Exercise prompt =
Set down, exactly as written, the lines from the top of the data to the line that holds "fig = go.Figure()", and omit the pictures.

Supplied information =

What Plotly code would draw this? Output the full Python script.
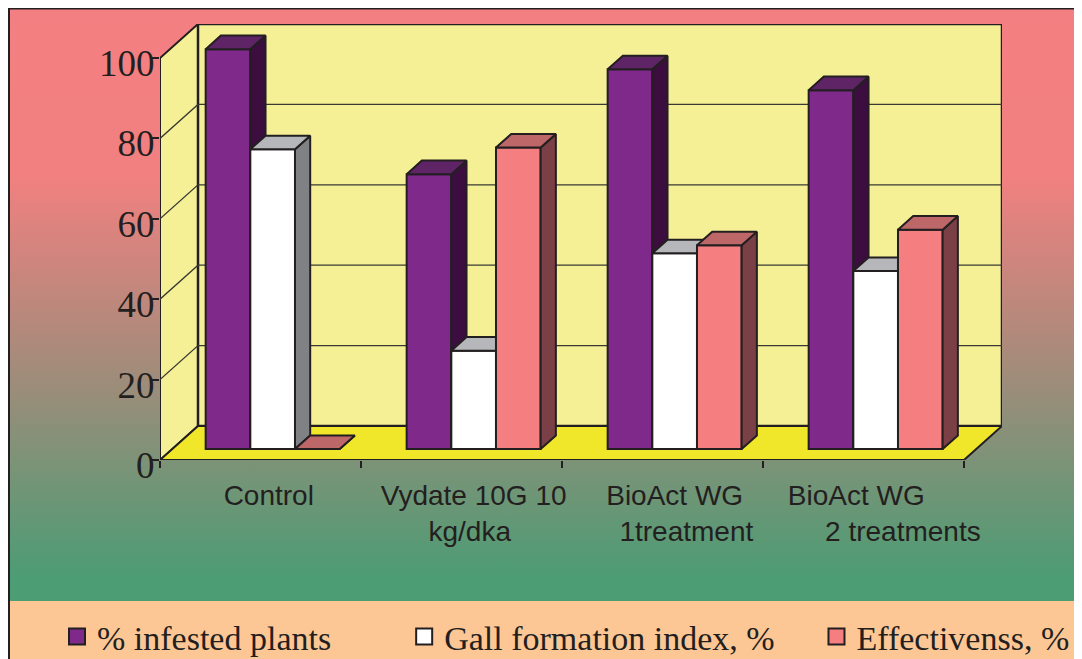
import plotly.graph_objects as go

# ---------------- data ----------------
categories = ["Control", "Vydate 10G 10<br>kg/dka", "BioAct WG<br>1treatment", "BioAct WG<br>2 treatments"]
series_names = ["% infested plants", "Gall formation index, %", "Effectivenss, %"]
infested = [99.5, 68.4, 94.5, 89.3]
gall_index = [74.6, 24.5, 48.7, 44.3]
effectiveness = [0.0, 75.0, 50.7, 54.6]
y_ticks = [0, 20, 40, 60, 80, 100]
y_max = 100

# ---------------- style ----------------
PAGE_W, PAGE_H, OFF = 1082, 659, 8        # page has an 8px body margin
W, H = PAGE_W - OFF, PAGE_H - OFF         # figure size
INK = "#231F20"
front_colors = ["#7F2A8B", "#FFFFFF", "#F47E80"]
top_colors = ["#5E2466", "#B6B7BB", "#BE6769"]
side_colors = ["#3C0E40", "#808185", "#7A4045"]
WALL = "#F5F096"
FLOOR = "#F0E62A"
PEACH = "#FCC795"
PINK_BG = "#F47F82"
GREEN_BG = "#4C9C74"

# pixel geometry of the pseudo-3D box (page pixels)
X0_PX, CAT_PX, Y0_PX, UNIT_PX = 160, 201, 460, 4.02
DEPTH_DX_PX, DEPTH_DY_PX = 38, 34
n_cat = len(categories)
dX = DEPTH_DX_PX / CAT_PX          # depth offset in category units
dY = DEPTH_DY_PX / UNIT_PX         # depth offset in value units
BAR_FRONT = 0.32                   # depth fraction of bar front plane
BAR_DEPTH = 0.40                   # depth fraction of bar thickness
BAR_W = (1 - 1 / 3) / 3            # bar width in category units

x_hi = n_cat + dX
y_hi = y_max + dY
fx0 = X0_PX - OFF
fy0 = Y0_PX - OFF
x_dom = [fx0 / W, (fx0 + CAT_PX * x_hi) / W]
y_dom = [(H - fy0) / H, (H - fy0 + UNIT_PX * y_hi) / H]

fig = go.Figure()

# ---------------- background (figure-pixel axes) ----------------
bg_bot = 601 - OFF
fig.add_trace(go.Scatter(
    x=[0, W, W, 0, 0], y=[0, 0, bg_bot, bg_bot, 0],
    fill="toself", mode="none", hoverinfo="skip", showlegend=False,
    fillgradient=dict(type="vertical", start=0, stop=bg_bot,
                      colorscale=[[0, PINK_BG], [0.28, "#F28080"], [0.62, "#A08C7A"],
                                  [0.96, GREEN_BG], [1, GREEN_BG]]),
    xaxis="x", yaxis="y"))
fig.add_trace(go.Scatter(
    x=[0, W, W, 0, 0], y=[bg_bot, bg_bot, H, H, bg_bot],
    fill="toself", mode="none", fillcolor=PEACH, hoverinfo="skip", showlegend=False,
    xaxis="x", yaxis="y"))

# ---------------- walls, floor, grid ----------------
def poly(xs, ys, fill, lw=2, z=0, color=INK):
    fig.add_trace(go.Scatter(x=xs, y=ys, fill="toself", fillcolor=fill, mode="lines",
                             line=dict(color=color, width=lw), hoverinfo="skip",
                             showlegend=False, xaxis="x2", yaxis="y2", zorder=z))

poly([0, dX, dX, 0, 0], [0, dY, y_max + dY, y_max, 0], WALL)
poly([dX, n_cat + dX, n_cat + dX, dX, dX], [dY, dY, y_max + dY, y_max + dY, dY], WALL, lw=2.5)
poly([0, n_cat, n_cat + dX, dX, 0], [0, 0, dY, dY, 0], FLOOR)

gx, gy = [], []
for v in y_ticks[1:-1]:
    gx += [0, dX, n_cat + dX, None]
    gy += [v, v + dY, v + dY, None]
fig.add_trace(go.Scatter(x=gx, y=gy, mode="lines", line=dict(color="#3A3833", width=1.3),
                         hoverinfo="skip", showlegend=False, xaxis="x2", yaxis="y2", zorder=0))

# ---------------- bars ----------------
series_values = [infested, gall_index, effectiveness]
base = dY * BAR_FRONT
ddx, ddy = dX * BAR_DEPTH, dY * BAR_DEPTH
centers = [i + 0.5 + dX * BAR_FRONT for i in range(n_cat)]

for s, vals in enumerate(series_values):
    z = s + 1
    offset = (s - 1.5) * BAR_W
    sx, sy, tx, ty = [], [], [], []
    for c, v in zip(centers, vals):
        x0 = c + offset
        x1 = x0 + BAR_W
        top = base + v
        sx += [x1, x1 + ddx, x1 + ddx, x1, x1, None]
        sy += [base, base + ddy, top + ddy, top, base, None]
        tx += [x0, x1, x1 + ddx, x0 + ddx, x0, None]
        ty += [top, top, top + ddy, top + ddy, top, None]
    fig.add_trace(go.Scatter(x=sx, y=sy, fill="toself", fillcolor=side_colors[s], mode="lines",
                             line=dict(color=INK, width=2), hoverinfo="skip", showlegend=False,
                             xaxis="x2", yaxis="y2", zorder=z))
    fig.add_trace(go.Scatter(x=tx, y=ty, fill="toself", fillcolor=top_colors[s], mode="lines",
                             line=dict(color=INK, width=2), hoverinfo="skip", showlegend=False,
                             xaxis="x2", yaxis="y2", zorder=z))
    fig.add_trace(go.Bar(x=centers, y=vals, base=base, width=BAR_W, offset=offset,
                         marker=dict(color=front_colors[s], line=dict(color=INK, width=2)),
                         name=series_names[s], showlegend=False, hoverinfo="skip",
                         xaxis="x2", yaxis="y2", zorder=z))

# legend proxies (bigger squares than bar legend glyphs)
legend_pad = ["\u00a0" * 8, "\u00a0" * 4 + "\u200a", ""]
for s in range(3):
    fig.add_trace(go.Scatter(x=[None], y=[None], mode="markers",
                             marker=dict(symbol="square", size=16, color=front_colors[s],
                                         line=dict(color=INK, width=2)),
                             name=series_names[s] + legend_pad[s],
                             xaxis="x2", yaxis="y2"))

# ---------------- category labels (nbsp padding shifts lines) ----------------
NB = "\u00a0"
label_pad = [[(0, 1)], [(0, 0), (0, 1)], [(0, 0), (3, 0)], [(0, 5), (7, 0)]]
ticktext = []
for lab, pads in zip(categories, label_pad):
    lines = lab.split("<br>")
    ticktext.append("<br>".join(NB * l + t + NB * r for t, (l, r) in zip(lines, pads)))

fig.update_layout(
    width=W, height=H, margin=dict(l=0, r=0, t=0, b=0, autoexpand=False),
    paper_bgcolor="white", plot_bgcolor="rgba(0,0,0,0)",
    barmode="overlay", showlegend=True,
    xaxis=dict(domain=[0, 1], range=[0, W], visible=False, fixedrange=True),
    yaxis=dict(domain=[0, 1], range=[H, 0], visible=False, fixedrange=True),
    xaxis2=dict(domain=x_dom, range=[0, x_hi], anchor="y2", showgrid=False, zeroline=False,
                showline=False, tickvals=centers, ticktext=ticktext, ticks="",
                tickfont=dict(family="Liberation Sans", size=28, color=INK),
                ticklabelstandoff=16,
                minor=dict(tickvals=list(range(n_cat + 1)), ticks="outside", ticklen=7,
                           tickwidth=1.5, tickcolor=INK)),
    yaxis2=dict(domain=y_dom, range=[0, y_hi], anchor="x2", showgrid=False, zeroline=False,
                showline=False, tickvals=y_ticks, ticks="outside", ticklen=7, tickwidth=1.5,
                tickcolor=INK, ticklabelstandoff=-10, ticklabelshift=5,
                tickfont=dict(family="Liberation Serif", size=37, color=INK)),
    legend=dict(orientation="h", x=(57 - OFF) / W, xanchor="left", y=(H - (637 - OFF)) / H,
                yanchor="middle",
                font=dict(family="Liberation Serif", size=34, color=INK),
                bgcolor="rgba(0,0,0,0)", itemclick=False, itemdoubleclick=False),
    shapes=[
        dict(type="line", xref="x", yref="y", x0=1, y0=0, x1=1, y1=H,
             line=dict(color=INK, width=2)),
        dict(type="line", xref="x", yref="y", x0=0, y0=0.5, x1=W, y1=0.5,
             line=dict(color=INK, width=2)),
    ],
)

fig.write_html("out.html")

Solution for this problem =
What Plotly code would draw this? Output the full Python script.
import plotly.graph_objects as go

# ---------------- data ----------------
categories = ["Control", "Vydate 10G 10<br>kg/dka", "BioAct WG<br>1treatment", "BioAct WG<br>2 treatments"]
series_names = ["% infested plants", "Gall formation index, %", "Effectivenss, %"]
infested = [99.5, 68.4, 94.5, 89.3]
gall_index = [74.6, 24.5, 48.7, 44.3]
effectiveness = [0.0, 75.0, 50.7, 54.6]
y_ticks = [0, 20, 40, 60, 80, 100]
y_max = 100

# ---------------- style ----------------
PAGE_W, PAGE_H, OFF = 1082, 659, 8        # page has an 8px body margin
W, H = PAGE_W - OFF, PAGE_H - OFF         # figure size
INK = "#231F20"
front_colors = ["#7F2A8B", "#FFFFFF", "#F47E80"]
top_colors = ["#5E2466", "#B6B7BB", "#BE6769"]
side_colors = ["#3C0E40", "#808185", "#7A4045"]
WALL = "#F5F096"
FLOOR = "#F0E62A"
PEACH = "#FCC795"
PINK_BG = "#F47F82"
GREEN_BG = "#4C9C74"

# pixel geometry of the pseudo-3D box (page pixels)
X0_PX, CAT_PX, Y0_PX, UNIT_PX = 160, 201, 460, 4.02
DEPTH_DX_PX, DEPTH_DY_PX = 38, 34
n_cat = len(categories)
dX = DEPTH_DX_PX / CAT_PX          # depth offset in category units
dY = DEPTH_DY_PX / UNIT_PX         # depth offset in value units
BAR_FRONT = 0.32                   # depth fraction of bar front plane
BAR_DEPTH = 0.40                   # depth fraction of bar thickness
BAR_W = (1 - 1 / 3) / 3            # bar width in category units

x_hi = n_cat + dX
y_hi = y_max + dY
fx0 = X0_PX - OFF
fy0 = Y0_PX - OFF
x_dom = [fx0 / W, (fx0 + CAT_PX * x_hi) / W]
y_dom = [(H - fy0) / H, (H - fy0 + UNIT_PX * y_hi) / H]

fig = go.Figure()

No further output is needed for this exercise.